1) Jim Hoagland's column reports on the participation of Iraqi women in the elections and now the ongoing political process there.

2) Iyad Allawi, the interim prime minister, is now vying for that position in the provisional government that will be chosen by the new constitutional assmebly. This story is important for two reasons: (a) Allawi is very forthright in sayiing that his party, while dominated by Shiites, is a secular party and openly expressing a preference for a more secular government than the one likely to be formed by the majority Shia party; (b) the jockying for position among various Iraqi parties and leaders is politics. There is real politics (as distinct from just war) going on in Iraq now.

3) Saudi Arabians who voted in the recent local elections there are evincing real enthusiasm for just voting aand this could perhaps be the beginning of a larger push for reform of that exceedingly corrupt oligarchy.

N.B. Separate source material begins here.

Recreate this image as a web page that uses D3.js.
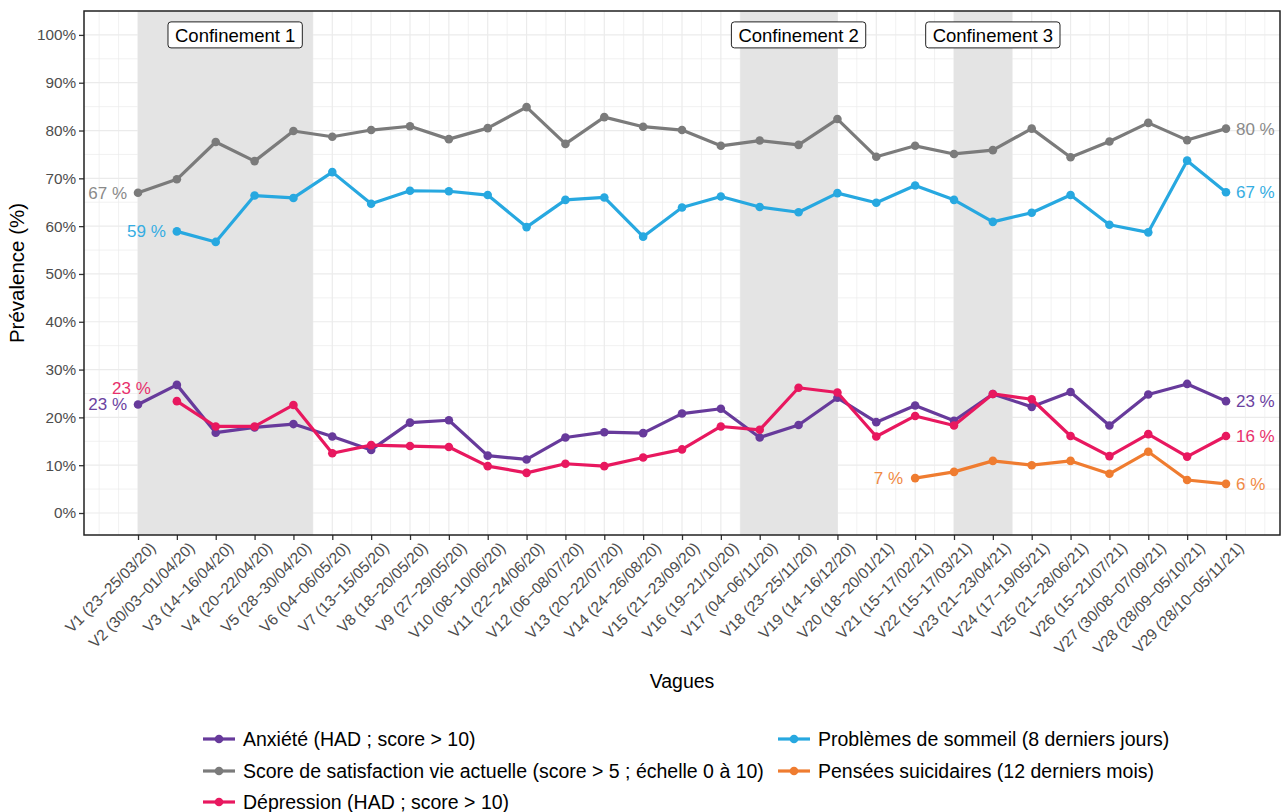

4) The new cabinet appointed by the Palestinian authority seems to be dominated by people who reject Yasir Arafat's brand of politics, which is an extremely hopeful sign for the future of any stable, moderate, representative government in an eventually sovereign palestinian state.

5) Add to these items David Ignatius's column from yesterday's Post, which quotes the leader of the Lebanese Druze militia, Walid Jumblatt, as saying "I was cynical about Iraq. But when I saw the Iraqi people voting three weeks ago, 8 million of them, it was the start of a new Arab world.... The Syrian people, the Egyptian people, all say that something is changing. The berlin Wall has fallen. We can see it."

Bush may be wrong and the strategy may yet fail, but these all seem to me to be hopeful signs.